IPCSA welcomes its 25th Member


13 July 2015
IPCSA welcomes its 25th Member

The International Port Community Systems Association (IPCSA) has reached a landmark, welcoming its 25th member as it continues to expand its area of influence and expertise around the world. 

The Société d’Exploitation du Guichet Unique pour le Commerce Extérieur du Togo (Seguce Togo) is the latest member to sign up to IPCSA. Developed by the Bureau Veritas BIVAC/SOGET consortium, Seguce Togo is already operating a Port Community System (PCS) in the Port of Lome and the land borders, and it is midway through the implementation phase at Eyadema International Airport.   

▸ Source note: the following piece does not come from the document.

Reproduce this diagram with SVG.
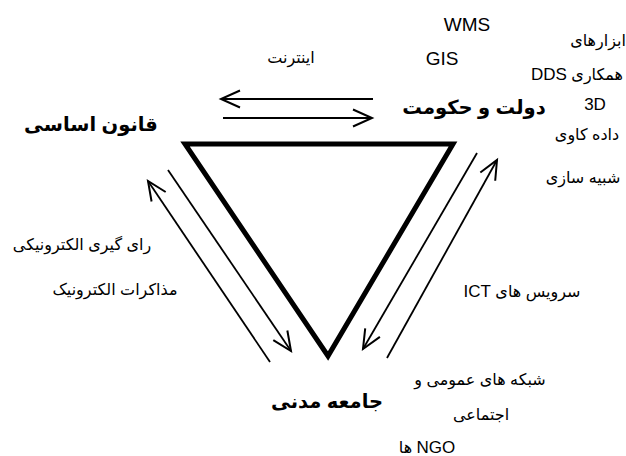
<svg xmlns="http://www.w3.org/2000/svg" width="626" height="456" viewBox="0 0 626 456">
<style>
.fa{font-family:"Liberation Sans","DejaVu Sans",sans-serif;font-size:16px;fill:#000;text-anchor:middle;direction:rtl;unicode-bidi:embed}
.lat{font-family:"Liberation Sans","DejaVu Sans",sans-serif;font-size:19px;fill:#000;text-anchor:middle}
.la{font-size:17px}
.bold{font-weight:bold;font-size:19.5px}
.tri{fill:none;stroke:#000;stroke-width:5;stroke-linejoin:miter}
.con line{stroke:#000;stroke-width:1.8}
.arrow{marker-end:url(#ah)}
</style>
<defs>
<marker id="ah" markerUnits="userSpaceOnUse" markerWidth="24" markerHeight="24" refX="20" refY="10" orient="auto" viewBox="0 0 24 20">
<path d="M1,1.5 L20,10 L1,18.5" fill="none" stroke="#000" stroke-width="2"/>
</marker>
</defs>
<g id="triangle"><polygon class="tri" points="185,144 453,144 328,356"/></g>
<g id="connectors" class="con">
<line class="arrow" x1="373" y1="99" x2="221" y2="99"/>
<line class="arrow" x1="223" y1="118" x2="372" y2="118"/>
<line class="arrow" x1="270" y1="362" x2="148" y2="181"/>
<line class="arrow" x1="168" y1="170" x2="291" y2="351"/>
<line class="arrow" x1="477" y1="153" x2="363" y2="349"/>
<line class="arrow" x1="387" y1="358" x2="497" y2="160"/>
</g>
<g id="node-government">
<text class="fa bold" x="474" y="114">دولت و حکومت</text>
</g>
<g id="node-constitution">
<text class="fa bold" x="91" y="131">قانون اساسی</text>
</g>
<g id="node-civil-society">
<text class="fa bold" x="327" y="408">جامعه مدنی</text>
</g>
<g id="label-internet"><text class="fa" x="291" y="63">اینترنت</text></g>
<g id="label-tools">
<text class="lat" x="467" y="31">WMS</text>
<text class="lat" x="442" y="65">GIS</text>
<text class="fa" x="598" y="46">ابزارهای</text>
<text class="fa" x="577" y="80">همکاری <tspan class="la">DDS</tspan></text>
<text class="fa la" x="595" y="110">3D</text>
<text class="fa" x="587" y="140">داده کاوی</text>
<text class="fa" x="583" y="183">شبیه سازی</text>
</g>
<g id="label-evoting">
<text class="fa" x="82" y="250">رای گیری الکترونیکی</text>
<text class="fa" x="115" y="295">مذاکرات الکترونیک</text>
</g>
<g id="label-ict">
<text class="fa" x="522" y="297">سرویس های <tspan class="la">ICT</tspan></text>
<text class="fa" x="480" y="385">شبکه های عمومی و</text>
<text class="fa" x="481" y="420">اجتماعی</text>
<text class="fa" x="427" y="453"><tspan class="la">NGO</tspan> ها</text>
</g>
</svg>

Richard Morton, secretary general of IPCSA, said: “We welcome Seguce Togo as our 25th member and as part of our growing membership outside Europe. IPCSA was originally founded as the European Port Community Systems Association in 2011, by six European-based PCS operators. However, as we attracted more and more of members from far beyond Europe’s borders, we relaunched as an international association last year. “Our membership today operates in ports handling in excess of 90 million containers and 2.5 billion tonnes of cargo a year – statistics that show the growing importance and influence of Port Community Systems in supporting effective trade facilitation. We look forward to working with Seguce Togo, which will bring its own unique set of circumstances and experiences to the association.” 

The Seguce Togo PCS is part of a bigger picture which is creating a Single Window for Foreign Trade in Togo. 

The PCS started operations in mid 2014 with the processing of full import containers and has been expanded step-by-step since then. It will include all traffic flows, such as LCL, ro-ro, breakbulk and conventional and hydrocarbons, as well as exports. Implementation has required a very significant amount of training to assist all stakeholders in the transition from paper-based to electronic processes. “We have already trained 1,000 people at the port,” says CEO Olivier Lederer. “It is a very big change, moving from paper to electronic. People naturally feel comfortable with paper, the way they have always worked. But already they have found that the clearance process is so much better and faster, so they can do more business in less time.”